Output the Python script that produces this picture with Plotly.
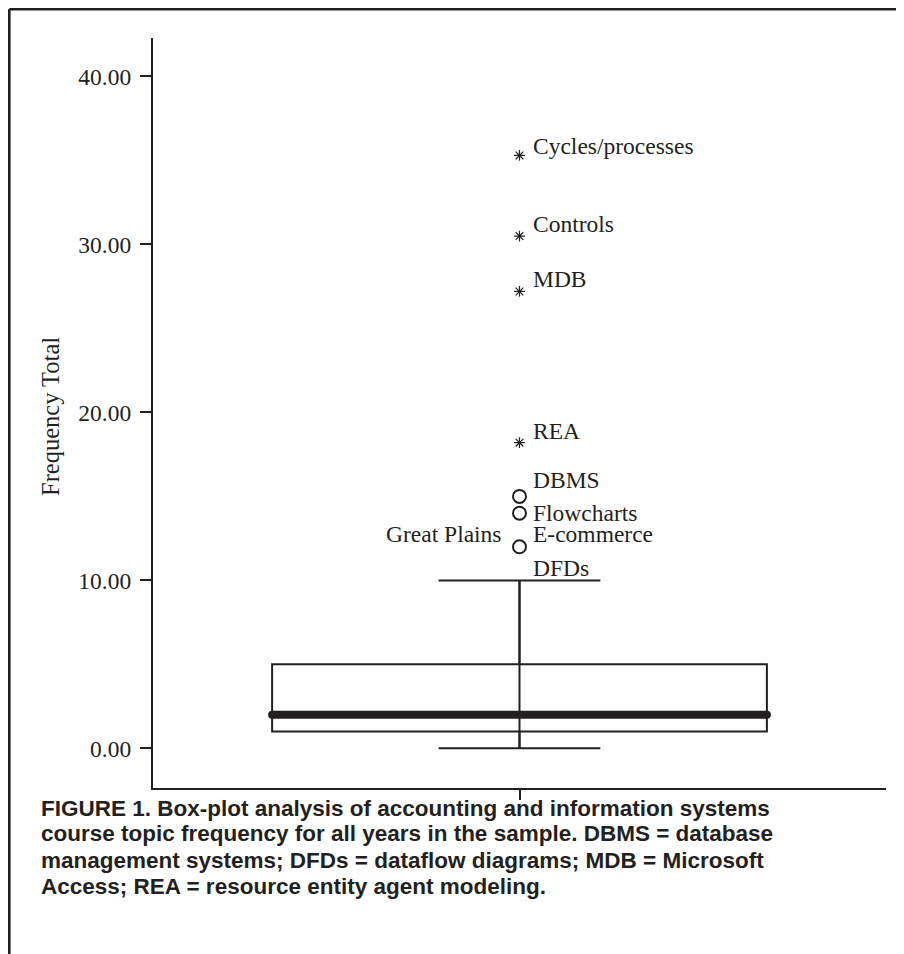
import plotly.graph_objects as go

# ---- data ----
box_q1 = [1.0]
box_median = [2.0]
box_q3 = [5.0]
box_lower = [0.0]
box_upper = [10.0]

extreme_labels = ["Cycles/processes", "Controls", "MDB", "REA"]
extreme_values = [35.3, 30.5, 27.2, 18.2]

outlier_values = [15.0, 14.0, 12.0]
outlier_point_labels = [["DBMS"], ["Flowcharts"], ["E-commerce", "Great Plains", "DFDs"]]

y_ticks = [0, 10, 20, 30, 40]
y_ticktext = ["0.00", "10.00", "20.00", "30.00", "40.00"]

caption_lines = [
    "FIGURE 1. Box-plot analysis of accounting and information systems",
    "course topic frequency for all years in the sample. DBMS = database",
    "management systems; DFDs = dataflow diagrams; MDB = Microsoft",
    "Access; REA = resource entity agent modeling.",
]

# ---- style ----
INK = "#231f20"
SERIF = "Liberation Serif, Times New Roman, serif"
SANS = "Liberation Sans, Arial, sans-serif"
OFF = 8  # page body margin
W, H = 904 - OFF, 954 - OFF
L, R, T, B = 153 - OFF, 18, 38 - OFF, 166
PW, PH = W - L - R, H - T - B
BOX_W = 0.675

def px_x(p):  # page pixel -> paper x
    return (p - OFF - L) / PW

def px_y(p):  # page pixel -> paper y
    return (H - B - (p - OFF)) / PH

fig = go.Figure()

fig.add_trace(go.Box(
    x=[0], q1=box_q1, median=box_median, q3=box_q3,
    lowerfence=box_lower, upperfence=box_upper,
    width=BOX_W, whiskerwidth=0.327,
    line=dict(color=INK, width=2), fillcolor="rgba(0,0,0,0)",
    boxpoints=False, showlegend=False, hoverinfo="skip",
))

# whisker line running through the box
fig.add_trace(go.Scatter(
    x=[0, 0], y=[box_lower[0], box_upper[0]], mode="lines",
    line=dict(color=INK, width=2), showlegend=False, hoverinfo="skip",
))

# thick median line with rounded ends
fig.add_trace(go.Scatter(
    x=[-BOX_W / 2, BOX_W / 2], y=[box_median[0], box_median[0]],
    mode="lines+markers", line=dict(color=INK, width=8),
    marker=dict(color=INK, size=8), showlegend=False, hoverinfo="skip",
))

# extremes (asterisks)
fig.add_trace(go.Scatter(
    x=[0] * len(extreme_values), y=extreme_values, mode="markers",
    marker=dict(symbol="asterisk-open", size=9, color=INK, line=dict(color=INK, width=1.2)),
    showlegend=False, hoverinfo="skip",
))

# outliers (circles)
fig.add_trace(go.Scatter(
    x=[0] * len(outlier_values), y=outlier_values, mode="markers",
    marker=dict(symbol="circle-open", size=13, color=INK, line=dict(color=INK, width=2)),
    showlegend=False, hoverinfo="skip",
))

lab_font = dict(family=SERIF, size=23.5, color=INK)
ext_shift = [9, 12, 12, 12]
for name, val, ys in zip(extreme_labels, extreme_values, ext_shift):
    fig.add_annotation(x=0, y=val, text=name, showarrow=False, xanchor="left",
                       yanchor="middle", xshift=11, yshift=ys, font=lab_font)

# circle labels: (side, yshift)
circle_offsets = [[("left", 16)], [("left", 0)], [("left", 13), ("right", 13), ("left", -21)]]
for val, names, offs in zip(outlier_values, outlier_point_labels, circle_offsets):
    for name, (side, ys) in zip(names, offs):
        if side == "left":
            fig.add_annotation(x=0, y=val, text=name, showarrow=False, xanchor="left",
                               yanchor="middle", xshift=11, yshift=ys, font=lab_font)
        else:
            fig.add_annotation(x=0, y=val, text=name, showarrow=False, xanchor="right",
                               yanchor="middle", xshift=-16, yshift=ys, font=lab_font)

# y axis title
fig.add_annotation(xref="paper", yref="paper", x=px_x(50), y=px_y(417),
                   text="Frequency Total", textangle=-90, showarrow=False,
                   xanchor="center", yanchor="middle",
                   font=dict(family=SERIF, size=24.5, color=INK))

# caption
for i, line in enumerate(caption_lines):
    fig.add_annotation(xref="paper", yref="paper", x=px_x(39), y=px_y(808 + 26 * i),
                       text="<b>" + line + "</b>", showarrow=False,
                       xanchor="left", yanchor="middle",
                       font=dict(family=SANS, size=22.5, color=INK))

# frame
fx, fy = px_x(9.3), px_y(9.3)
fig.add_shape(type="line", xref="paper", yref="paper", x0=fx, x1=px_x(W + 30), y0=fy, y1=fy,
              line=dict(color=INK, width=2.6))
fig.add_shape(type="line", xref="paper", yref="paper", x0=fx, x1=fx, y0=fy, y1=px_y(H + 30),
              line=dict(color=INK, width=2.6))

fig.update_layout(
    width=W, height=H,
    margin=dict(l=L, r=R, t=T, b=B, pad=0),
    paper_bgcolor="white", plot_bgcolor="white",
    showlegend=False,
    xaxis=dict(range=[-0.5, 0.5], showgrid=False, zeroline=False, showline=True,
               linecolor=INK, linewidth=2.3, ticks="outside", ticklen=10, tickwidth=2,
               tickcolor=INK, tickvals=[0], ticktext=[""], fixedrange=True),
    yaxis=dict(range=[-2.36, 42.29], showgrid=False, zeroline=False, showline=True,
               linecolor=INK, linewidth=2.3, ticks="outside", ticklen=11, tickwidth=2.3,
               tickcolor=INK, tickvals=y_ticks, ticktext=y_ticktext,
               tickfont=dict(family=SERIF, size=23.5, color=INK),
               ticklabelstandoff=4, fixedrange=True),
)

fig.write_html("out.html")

----

> [Problem statement]: Pick each line holding the word "with" out of the data and copy it.

> [Exercise output]:
Output the Python script that produces this picture with Plotly.
# thick median line with rounded ends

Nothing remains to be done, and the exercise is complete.